Mexico remains a majority Catholic country by culture, if not conviction, and there are advantages to being primarily a one-faith country. Namely, most citizens have similar views on ethics, morality and death, which pervade everything, even traffic. Why wear a seatbelt if the worse that can happen is you go home to God that much sooner? Hence driving in Mexico can be a giant game of chicken where few obey the rules.
On the other hand, once again, it wasn’t all rainbows and butterflies following freedom from Spain. Yes, the Inquisition was finally over and the caste system removed, in theory. In reality, like the history of slavery in the United States, it still permeates today. Watch any telenovela and you will see the heroine most often has blonde hair and white skin, while the evil Alexis Carrington-type of character has dark hair and is brown.
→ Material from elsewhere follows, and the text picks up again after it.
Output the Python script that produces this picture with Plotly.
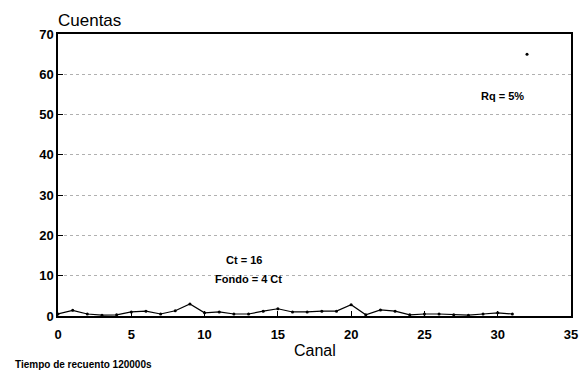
import plotly.graph_objects as go

canal = list(range(32))
cuentas = [0.5, 1.4, 0.5, 0.2, 0.3, 1.0, 1.2, 0.5, 1.3, 3.0, 0.8, 1.0, 0.5, 0.5, 1.2, 1.8,
           1.0, 1.0, 1.2, 1.2, 2.8, 0.3, 1.5, 1.2, 0.3, 0.5, 0.5, 0.3, 0.2, 0.5, 0.8, 0.5]
pico_x = [32]
pico_y = [65]

font = "Liberation Sans, Arial, sans-serif"

fig = go.Figure()
fig.add_trace(go.Scatter(x=canal, y=cuentas, mode="lines+markers",
                         line=dict(color="black", width=1.2),
                         marker=dict(color="black", size=3), showlegend=False))
fig.add_trace(go.Scatter(x=pico_x, y=pico_y, mode="markers",
                         marker=dict(color="black", size=3), showlegend=False))

fig.update_layout(
    width=588, height=386,
    margin=dict(l=58, r=10, t=34, b=70),
    paper_bgcolor="white", plot_bgcolor="white",
    xaxis=dict(range=[0, 35], tickvals=[0, 5, 10, 15, 20, 25, 30, 35],
               showgrid=False, zeroline=False, showline=True, linecolor="black",
               linewidth=1.5, mirror=True, ticks="inside", ticklen=5, tickcolor="black",
               ticklabelstandoff=6,
               tickfont=dict(family=font, size=13, color="black", weight="bold")),
    yaxis=dict(range=[0, 70], tickvals=[0, 10, 20, 30, 40, 50, 60, 70],
               showgrid=True, gridcolor="#b0b0b0", griddash="dot", gridwidth=1,
               zeroline=False, showline=True, linecolor="black", linewidth=1.5,
               mirror=True, ticks="inside", ticklen=5, tickcolor="black",
               tickfont=dict(family=font, size=13, color="black", weight="bold")),
    annotations=[
        dict(text="Cuentas", xref="paper", yref="paper", x=0, y=1.0, xanchor="left",
             yanchor="bottom", showarrow=False, yshift=2, xshift=-2,
             font=dict(family=font, size=17, color="black")),
        dict(text="Canal", xref="paper", yref="paper", x=0.5, y=0, xanchor="center",
             yanchor="top", showarrow=False, yshift=-24,
             font=dict(family=font, size=16, color="black")),
        dict(text="Tiempo de recuento 120000s", xref="paper", yref="paper", x=-58/520,
             y=0, xanchor="left", yanchor="top", showarrow=False, xshift=12, yshift=-41,
             font=dict(family=font, size=10, color="black", weight="bold")),
        dict(text="Ct = 16", x=12.7, y=13.9, showarrow=False,
             font=dict(family=font, size=11, color="black", weight="bold")),
        dict(text="Fondo = 4 Ct", x=13.0, y=9.2, showarrow=False,
             font=dict(family=font, size=11, color="black", weight="bold")),
        dict(text="Rq = 5%", x=30.3, y=54.6, showarrow=False,
             font=dict(family=font, size=11, color="black", weight="bold")),
    ],
)

fig.write_html("out.html")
For most Mexican people, life didn’t change that much with freedom from Spain. Then came the revolutions and a parade of presidents that were assassinated, replaced and then more assassinations. Not to mention the French ruled the country for three bloody years, leaving a mess behind.
Then a century after Mexico gained its freedom from Spain came the war for the separation of Church and State, plus the reappropriation of Church real estate. That is why Belle Artes in San Miguel de Allende is an art center today and no longer a convent for cloistered nuns.
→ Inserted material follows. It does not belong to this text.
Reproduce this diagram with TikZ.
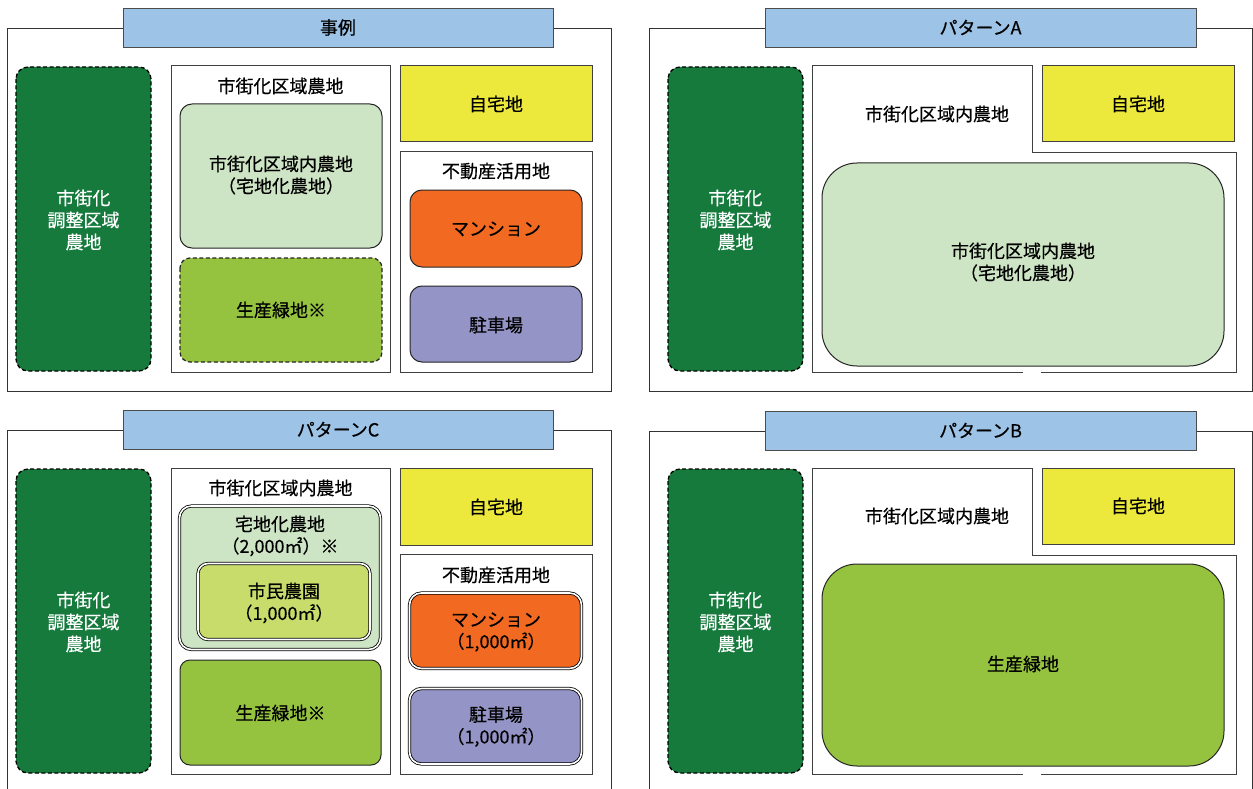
\documentclass[tikz,border=0pt]{standalone}
\usepackage{fontspec}
\setmainfont{Noto Sans CJK JP}[FakeBold=0.4]
\definecolor{titleblue}{HTML}{9DC3E6}
\definecolor{dkgreen}{HTML}{157A3C}
\definecolor{ltgreen}{HTML}{CDE5C4}
\definecolor{prodgreen}{HTML}{95C33F}
\definecolor{homeyellow}{HTML}{EDE93C}
\definecolor{mansion}{HTML}{F26A21}
\definecolor{parking}{HTML}{9494C6}
\definecolor{shimin}{HTML}{C8DC6B}
\begin{document}
\begin{tikzpicture}[x=1pt,y=-1pt,
  panel/.style={draw=black!80,line width=0.9pt},
  titlebar/.style={draw=black!70,fill=titleblue,line width=0.9pt},
  chosei/.style={draw=black,fill=dkgreen,dash pattern=on 4pt off 2.5pt,line width=1.3pt,rounded corners=12pt},
  frame/.style={draw=black!75,fill=white,line width=1pt},
  plainbox/.style={draw=black!75,line width=1pt},
  roundbox/.style={draw=black!85,line width=1pt,rounded corners=12pt},
  dashbox/.style={draw=black!85,dash pattern=on 4pt off 2.5pt,line width=1.2pt,rounded corners=10pt},
  dblbox/.style={draw=black,line width=0.8pt,double=white,double distance=1.6pt,rounded corners=12pt},
  txt/.style={font=\fontsize{18}{22}\selectfont,align=center,inner sep=0pt},
  wtxt/.style={txt,text=white},
]
\clip (0,0) rectangle (1253,789);
\fill[white] (0,0) rectangle (1253,789);

% ===== Panel 事例 =====
\draw[panel] (7,28) rectangle (611,391);
\draw[titlebar] (123,8) rectangle (553,47);
\node[txt] (t1) at (338,27.5) {事例};
\draw[chosei] (16,67) rectangle (151,371);
\node[wtxt] (c1) at (83.5,220) {市街化\\調整区域\\農地};
\draw[frame] (171,66) rectangle (390,372);
\node[txt] (l1) at (280.5,86) {市街化区域農地};
\draw[roundbox,fill=ltgreen] (180,104) rectangle (382,248);
\node[txt] (g1) at (281,175) {市街化区域内農地\\（宅地化農地）};
\draw[dashbox,fill=prodgreen] (180,258) rectangle (382,362);
\node[txt] (p1) at (281,310) {生産緑地※};
\draw[plainbox,fill=homeyellow] (400,66) rectangle (592,142);
\node[txt] (h1) at (496,104) {自宅地};
\draw[frame] (400,152) rectangle (592,372);
\node[txt] (f1) at (496,171) {不動産活用地};
\draw[roundbox,fill=mansion] (410,190) rectangle (582,267);
\node[txt] (m1) at (496,229) {マンション};
\draw[roundbox,fill=parking] (410,286) rectangle (582,362);
\node[txt] (k1) at (496,325) {駐車場};

% ===== Panel A =====
\draw[panel] (649,28) -- (1252,28) -- (1252,391) -- (649,391) -- cycle;
\draw[titlebar] (765,8) rectangle (1196,47);
\node[txt] (tA) at (980.5,27.5) {パターンA};
\draw[chosei] (668,67) rectangle (803,371);
\node[wtxt] (cA) at (735.5,220) {市街化\\調整区域\\農地};
\draw[frame] (812,66) -- (1032,66) -- (1032,153) -- (1236,153) -- (1236,372) -- (812,372) -- cycle;
\draw[white,line width=1.4pt] (1023,372) -- (1041,372);
\node[txt] (lA) at (937,114) {市街化区域内農地};
\draw[plainbox,fill=homeyellow] (1042,66) rectangle (1234,142);
\node[txt] (hA) at (1138,104) {自宅地};
\draw[draw=black!85,line width=1pt,rounded corners=35pt,fill=ltgreen] (822,163) rectangle (1224,366);
\node[txt] (gA) at (1023,262) {市街化区域内農地\\（宅地化農地）};

% ===== Panel C =====
\draw[panel] (7,800) -- (7,430) -- (611,430) -- (611,800);
\draw[titlebar] (123,410) rectangle (553,449);
\node[txt] (tC) at (338,429.5) {パターンC};
\draw[chosei] (16,469) rectangle (151,773);
\node[wtxt] (cC) at (83.5,622) {市街化\\調整区域\\農地};
\draw[frame] (171,468) rectangle (390,774);
\node[txt] (lC) at (280.5,488) {市街化区域内農地};
\draw[dblbox,fill=ltgreen] (179.5,506) rectangle (380.5,649.5);
\node[txt] (gC) at (280,536) {宅地化農地\\（2,000㎡）※};
\draw[dblbox,fill=shimin,rounded corners=10pt] (198,563.5) rectangle (370,639.5);
\node[txt] (sC) at (284,603) {市民農園\\（1,000㎡）};
\draw[roundbox,fill=prodgreen,rounded corners=10pt] (180,660) rectangle (381,765);
\node[txt] (pC) at (280.5,713) {生産緑地※};
\draw[plainbox,fill=homeyellow] (400,468) rectangle (592,545);
\node[txt] (hC) at (496,507) {自宅地};
\draw[frame] (400,554) rectangle (592,774);
\node[txt] (fC) at (496,575) {不動産活用地};
\draw[dblbox,fill=mansion] (409.5,593) rectangle (581.5,668.5);
\node[txt] (mC) at (496,632) {マンション\\（1,000㎡）};
\draw[dblbox,fill=parking] (409.5,688.5) rectangle (581.5,764);
\node[txt] (kC) at (496,726.5) {駐車場\\（1,000㎡）};

% ===== Panel B =====
\draw[panel] (649,800) -- (649,431) -- (1252,431) -- (1252,800);
\draw[titlebar] (765,411) rectangle (1196,450);
\node[txt] (tB) at (980.5,430.5) {パターンB};
\draw[chosei] (668,469) rectangle (803,773);
\node[wtxt] (cB) at (735.5,622) {市街化\\調整区域\\農地};
\draw[frame] (812,468) -- (1032,468) -- (1032,555) -- (1236,555) -- (1236,774) -- (812,774) -- cycle;
\draw[white,line width=1.4pt] (1023,774) -- (1041,774);
\node[txt] (lB) at (937,516) {市街化区域内農地};
\draw[plainbox,fill=homeyellow] (1042,468) rectangle (1234,544);
\node[txt] (hB) at (1138,506) {自宅地};
\draw[draw=black!85,line width=1pt,rounded corners=35pt,fill=prodgreen] (822,564) rectangle (1224,766);
\node[txt] (pB) at (1023,664) {生産緑地};
\end{tikzpicture}
\end{document}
In his book, the American priest feels modern history ignores the martyrs or those killed fighting for the Church’s side. Hard to ignore here in San Miguel de Allende as many of today’s citizens had a grandfather who served for the Church. The Church lost and those men often lived out their lives hidden in the tunnels under town, fed daily by their spouses.
Still, looking at both the good and the bad following freedom from Spain, being released from a racist, foreign colonial power can hardly be viewed as a bad thing.